McMullen told Proactive Investors today that the current gold price and lower strip ratio should see the operation making a decent amount of cash the rest of the year.
McMullen added that Lachlan Star is not considering selling any gold forward, as the company believes the yellow metal price will continue higher.
June quarter gold sales of US$15.3 million
In the June 2011 quarter the company delivered a 20% boost in gold production to 10,134 ounces with an average sale price of US$1510 per ounce - providing gross revenues of US$15.3 million.
The month of June produced 4250 ounces - the most for a month since acquisition.

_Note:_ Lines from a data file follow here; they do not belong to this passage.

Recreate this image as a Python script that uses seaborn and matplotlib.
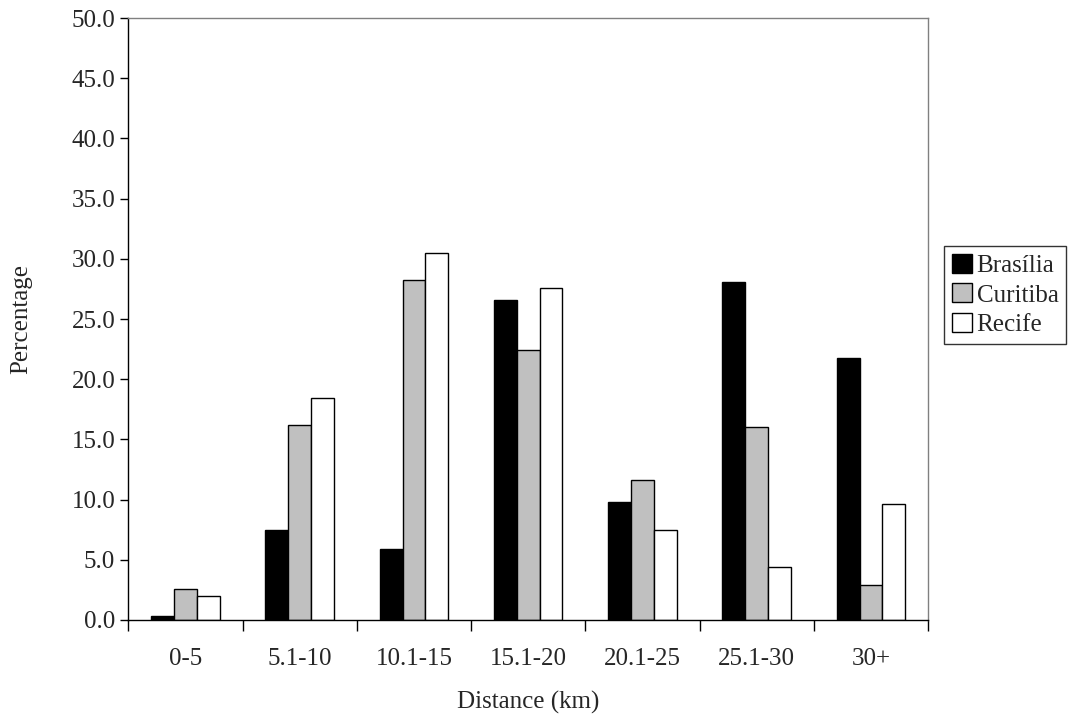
import matplotlib
matplotlib.use("Agg")
import matplotlib.pyplot as plt
import seaborn as sns
import pandas as pd
import numpy as np

categories = ["0-5", "5.1-10", "10.1-15", "15.1-20", "20.1-25", "25.1-30", "30+"]
brasilia = [0.3, 7.5, 5.9, 26.6, 9.8, 28.1, 21.8]
curitiba = [2.6, 16.2, 28.2, 22.4, 11.6, 16.0, 2.9]
recife = [2.0, 18.4, 30.5, 27.6, 7.5, 4.4, 9.6]
series = ["Brasília", "Curitiba", "Recife"]
colors = ["#000000", "#c0c0c0", "#ffffff"]

df = pd.DataFrame({
    "cat": categories * 3,
    "val": brasilia + curitiba + recife,
    "city": sum([[s] * len(categories) for s in series], []),
})

sns.set_style("white")
plt.rcParams['font.family'] = ['Liberation Serif', 'DejaVu Serif']
fig = plt.figure(figsize=(10.88, 7.25), dpi=100)
ax = fig.add_axes([0.118, 0.145, 0.735, 0.83])
sns.barplot(data=df, x="cat", y="val", hue="city", palette=colors, width=0.6,
            edgecolor="black", linewidth=1, ax=ax, saturation=1)
ax.set_ylim(0, 50)
ax.set_xlim(-0.5, 6.5)
ax.set_yticks(np.arange(0, 50.1, 5))
ax.set_yticklabels([f"{v:.1f}" for v in np.arange(0, 50.1, 5)], fontsize=18)
ax.set_xticks(range(7))
ax.set_xticklabels(categories, fontsize=18)
ax.tick_params(axis='x', which='major', length=0, pad=20, bottom=False)
ax.set_xticks(np.arange(-0.5, 7, 1), minor=True)
ax.tick_params(axis='x', which='minor', length=8, direction='out', width=1,
               color='black', bottom=True)
ax.tick_params(axis='y', length=6, direction='out', width=1, color='black', left=True)
ax.set_xlabel("Distance (km)", fontsize=18, labelpad=15)
ax.set_ylabel("Percentage", fontsize=18, labelpad=28)
for s in ["left", "bottom"]:
    ax.spines[s].set_color("black")
for s in ["top", "right"]:
    ax.spines[s].set_color("#808080")
for s in ax.spines.values():
    s.set_linewidth(1)
leg = ax.legend(loc="center left", bbox_to_anchor=(1.02, 0.54), fontsize=18,
                frameon=True, fancybox=False, edgecolor="black", borderpad=0.3,
                handlelength=0.8, handleheight=0.8, handletextpad=0.2,
                labelspacing=0.25, borderaxespad=0)
leg.get_frame().set_linewidth(1)
fig.savefig("out.png", dpi=100)
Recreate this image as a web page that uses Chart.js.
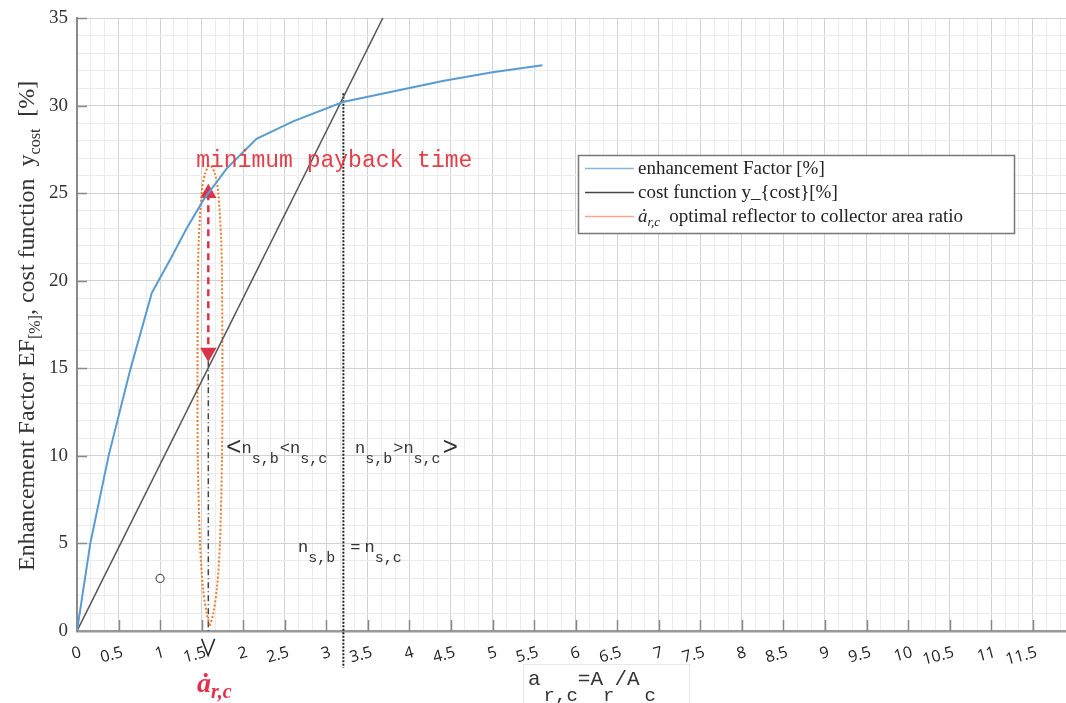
<!DOCTYPE html>
<html>
<head>
<meta charset="utf-8">
<script src="https://cdn.jsdelivr.net/npm/chart.js@4.4.0/dist/chart.umd.min.js"></script>
<style>html,body{margin:0;padding:0;background:#fff}</style>
</head>
<body>
<canvas id="myChart" width="1066" height="703"></canvas>
<script>
// enhancement factor curve (blue)
const efX = [0, 0.16, 0.38, 0.64, 0.9, 1.12, 1.32, 1.52, 1.8, 2.16, 2.6, 3.2, 3.8, 4.4, 5.0, 5.6]
const efY = [0, 5, 10, 14.9, 19.3, 21.2, 23.0, 24.6, 26.4, 28.1, 29.1, 30.2, 30.8, 31.4, 31.9, 32.3]
// cost function (black)
const costX = [0, 3.68]
const costY = [0, 35]
// orange dotted loop round the optimum
const loopX = [1.60, 1.64, 1.685, 1.72, 1.745, 1.75, 1.745, 1.735, 1.70, 1.66, 1.60, 1.54, 1.50, 1.465, 1.455, 1.45, 1.453, 1.48, 1.515, 1.56, 1.60]
const loopY = [0.3, 1.0, 2.5, 5, 10, 15, 20, 22.3, 25.0, 26.1, 26.6, 26.1, 25.0, 22.3, 20, 15, 10, 5, 2.5, 1.0, 0.3]
// red double arrow, dash-dot drop line and the V under the axis
const arrowX = [1.58, 1.58]
const arrowY = [25.0, 15.9]
const dropX = [1.58, 1.58]
const dropY = [15.4, 0]
const vX = [1.50, 1.578, 1.656]
const vY = [-0.45, -1.4, -0.45]
// dotted line at the intersection
const crossX = [3.205, 3.205]
const crossY = [30.7, -2.1]
// small circle
const markX = [1.0]
const markY = [3.0]

const xTickLabels = ['0','0.5','1','1.5','2','2.5','3','3.5','4','4.5','5','5.5','6','6.5','7','7.5','8','8.5','9','9.5','10','10.5','11','11.5']
const yTickLabels = ['0','5','10','15','20','25','30','35']

const pts = (xs, ys) => xs.map((x, i) => ({x: x, y: ys[i]}))

const ctx = document.getElementById('myChart')

const sp = (c, parts, x, y, color) => {
  c.fillStyle = color
  c.textBaseline = 'alphabetic'
  c.textAlign = 'left'
  for (const p of parts) {
    c.font = p[1]
    c.fillText(p[0], x, y + (p[2] || 0))
    x += c.measureText(p[0]).width + (p[3] || 0)
  }
  return x
}

const extras = {
  id: 'extras',
  beforeDatasetsDraw(chart) {
    const c = chart.ctx, xs = chart.scales.x, ys = chart.scales.y
    c.save()
    c.strokeStyle = '#888'
    c.lineWidth = 1.5
    xs.ticks.forEach((t, i) => {
      if (i % 3 !== 0 || i === 0) return
      const px = Math.round(xs.getPixelForValue(t.value)) + 0.5
      c.beginPath(); c.moveTo(px, ys.bottom); c.lineTo(px, ys.bottom - 11); c.stroke()
    })
    ys.ticks.forEach((t, i) => {
      if (t.value % 5 !== 0 || i === 0) return
      const py = Math.round(ys.getPixelForValue(t.value)) + 0.5
      c.beginPath(); c.moveTo(xs.left, py); c.lineTo(xs.left + 10, py); c.stroke()
    })
    c.restore()
  },
  afterDraw(chart) {
    const c = chart.ctx, xs = chart.scales.x, ys = chart.scales.y
    const X = v => xs.getPixelForValue(v), Y = v => ys.getPixelForValue(v)
    c.save()
    const mono = s => s + 'px "Liberation Mono", "Courier New", monospace'
    const serif = s => s + 'px "Liberation Serif", "Times New Roman", serif'
    const iserif = s => 'italic ' + serif(s)

    sp(c, [['minimum payback time', mono(23)]], X(1.435), Y(26.5), '#e0404a')

    sp(c, [['<', mono(26), 2], ['n', mono(17)], ['s,b', mono(15), 10, 1], ['<', mono(17)], ['n', mono(17)], ['s,c', mono(15), 10]],
      X(1.793), Y(10.17), '#333')
    sp(c, [['n', mono(17)], ['s,b', mono(15), 10, 1], ['>', mono(17)], ['n', mono(17)], ['s,c', mono(15), 10, 2], ['>', mono(26), 2]],
      X(3.345), Y(10.17), '#333')
    sp(c, [['n', mono(17)], ['s,b', mono(15), 10, 15], ['=', mono(17), 0, 4], ['n', mono(17)], ['s,c', mono(15), 10]],
      X(2.66), Y(4.53), '#333')

    // red label under the axis
    sp(c, [['\u0227', 'bold ' + iserif(28)], ['r,c', 'bold ' + iserif(20), 6]], X(1.444), 692, '#e0304a')

    // x axis title
    c.strokeStyle = '#e8e8e8'; c.lineWidth = 1
    c.strokeRect(523.5, 664.5, 166, 40)
    sp(c, [['a', mono(21), 0, 3], ['r,c', mono(19), 16], ['=A', mono(21)], ['r', mono(19), 16], ['/A', mono(21), 0, 5], ['c', mono(19), 16]],
      528, 685, '#333')

    // y axis title
    c.translate(34, 571)
    c.rotate(-Math.PI / 2)
    sp(c, [['Enhancement Factor EF', serif(24)], ['[%]', serif(16), 6], [', cost function  y', serif(24)], ['cost', serif(16), 6], ['  [%]', serif(24)]],
      0, 0, '#333')
    c.setTransform(1, 0, 0, 1, 0, 0)

    // legend box
    const bx = 578, by = 155, bw = 436, bh = 78
    c.fillStyle = '#fff'
    c.fillRect(bx, by, bw, bh)
    c.strokeStyle = '#777'; c.lineWidth = 1.5
    c.strokeRect(bx + 0.5, by + 0.5, bw, bh)
    const legCols = ['#86b7e0', '#444', '#f6a88e']
    const rows = [168, 192, 216]
    chart.data.datasets.slice(0, 3).forEach((d, i) => {
      c.strokeStyle = legCols[i]; c.lineWidth = 1.5
      c.beginPath(); c.moveTo(585, rows[i] + 0.5); c.lineTo(634, rows[i] + 0.5); c.stroke()
      if (i < 2) {
        sp(c, [[d.label, serif(19)]], 638, rows[i] + 6, '#222')
      } else {
        sp(c, [['\u0227', iserif(19)], ['r,c', iserif(13), 4, 9], [d.label, serif(19)]], 638, rows[i] + 6, '#222')
      }
    })
    c.restore()
  }
}

new Chart(ctx, {
  type: 'scatter',
  data: {
    datasets: [
      {
        label: 'enhancement Factor [%]',
        data: pts(efX, efY),
        showLine: true, borderColor: '#5a9bd0', borderWidth: 2, pointRadius: 0
      },
      {
        label: 'cost function y_{cost}[%]',
        data: pts(costX, costY),
        showLine: true, borderColor: '#555', borderWidth: 1.5, pointRadius: 0
      },
      {
        label: 'optimal reflector to collector area ratio',
        data: pts(loopX, loopY),
        showLine: true, borderColor: '#f07a2a', borderWidth: 2, borderDash: [2, 2], pointRadius: 0, tension: 0.3
      },
      {
        label: 'arrow',
        data: pts(arrowX, arrowY),
        showLine: true, borderColor: '#d8344a', borderWidth: 2.5, borderDash: [7, 5],
        pointStyle: 'triangle', pointRadius: 7, pointRotation: [0, 180],
        pointBackgroundColor: '#d8344a', pointBorderColor: '#d8344a'
      },
      {
        label: 'drop',
        data: pts(dropX, dropY),
        showLine: true, borderColor: '#444', borderWidth: 1.5, borderDash: [6, 3, 1, 3], pointRadius: 0
      },
      {
        label: 'v',
        data: pts(vX, vY),
        showLine: true, borderColor: '#222', borderWidth: 1.5, pointRadius: 0, clip: false
      },
      {
        label: 'cross',
        data: pts(crossX, crossY),
        showLine: true, borderColor: '#222', borderWidth: 2, borderDash: [2, 1.5], pointRadius: 0, clip: false
      },
      {
        label: 'mark',
        data: pts(markX, markY),
        pointRadius: 4, pointBorderColor: '#555', pointBackgroundColor: '#fff', pointBorderWidth: 1.2
      }
    ]
  },
  options: {
    responsive: false,
    animation: false,
    events: [],
    layout: { autoPadding: false, padding: { top: 18, left: 0, right: 0, bottom: 0 } },
    plugins: { legend: { display: false }, tooltip: { enabled: false } },
    scales: {
      x: {
        type: 'linear', min: 0, max: 11.9,
        afterBuildTicks: s => {
          const t = []
          for (let k = 0; k <= 71; k++) t.push({ value: k / 6 })
          s.ticks = t
        },
        afterFit: s => { s.height = 72; s.paddingLeft = 0; s.paddingRight = 0 },
        grid: {
          drawTicks: false,
          color: c => (c.index % 3 === 0 ? '#d2d2d2' : '#ececec'),
          lineWidth: 1
        },
        border: { color: '#999', width: 2.5 },
        ticks: {
          autoSkip: false, minRotation: 15, maxRotation: 15, padding: 12, labelOffset: 4,
          color: '#222', font: { family: 'Open Sans', size: 16 },
          callback: (v, i) => (i % 3 === 0 ? xTickLabels[i / 3] : '')
        }
      },
      y: {
        type: 'linear', min: 0, max: 35,
        afterBuildTicks: s => {
          const t = []
          for (let k = 0; k <= 35; k++) t.push({ value: k })
          s.ticks = t
        },
        afterFit: s => { s.width = 77; s.paddingTop = 0; s.paddingBottom = 0 },
        grid: {
          drawTicks: false,
          color: c => (c.index % 5 === 0 ? '#d2d2d2' : '#ececec'),
          lineWidth: 1
        },
        border: { color: '#8a8a8a', width: 2 },
        ticks: {
          autoSkip: false, padding: 9,
          color: '#333', font: { family: 'Liberation Serif', size: 19 },
          callback: (v, i) => (i % 5 === 0 ? yTickLabels[i / 5] : '')
        }
      }
    }
  },
  plugins: [extras]
})
</script>
</body>
</html>
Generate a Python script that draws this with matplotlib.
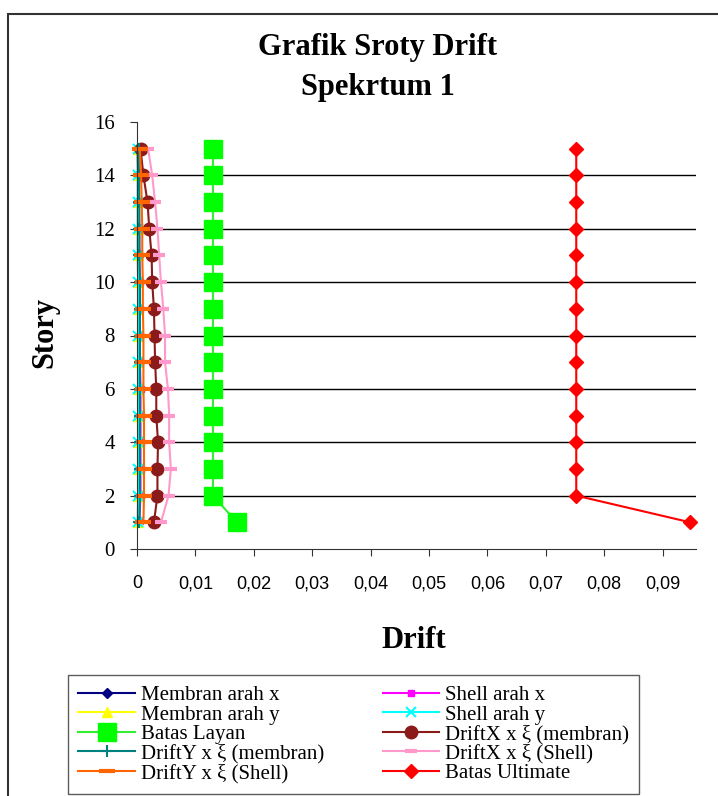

The C1 cash cost was US$841 per ounce.
A major plus to the June quarter production was 55% of the ore was sourced from outside of the JORC Resource.
The company said there is another plus 682 ounces of gold in inventory, with 10,559 ounces of gold stacked onto the leach pad.
The company has an unhedged production of around 45,000 gold ounces annually.
CMD is an open pit heap leach gold mine that commenced production in 1995 and has historically produced around 830,000 gold ounces.
Copper hits add spice to CMD
There is not just gold at CMD, but also copper, with the mine strategically located adjacent to Teck Resources (NYSE: TCK) massive Andacollo mine.
Andacollo hosts resources of; 535 million tonnes at 0.37% copper and 0.12 grams per tonne (g/t) gold, highlighting the copper potential upside at the project.
Recently Lachlan Star reported some highlights from the first copper drill program which included:
- 30 metres at 0.53% copper from 35 metres;
- 29 metres at 0.48% copper from 76 metres; and
- 10 metres at 0.37% copper from 30 metres.
Importantly for the company is the continuation of copper mineralisation into the CMD tenements at grades similar to those mined next door by Teck.
Boosting the project credentials is the presence of copper and gold mineralisation located between adjoining open pits, which potentially could be extracted with very low waste/ore ratios given that the majority of the waste on either side of the mineralisation has been cut back already.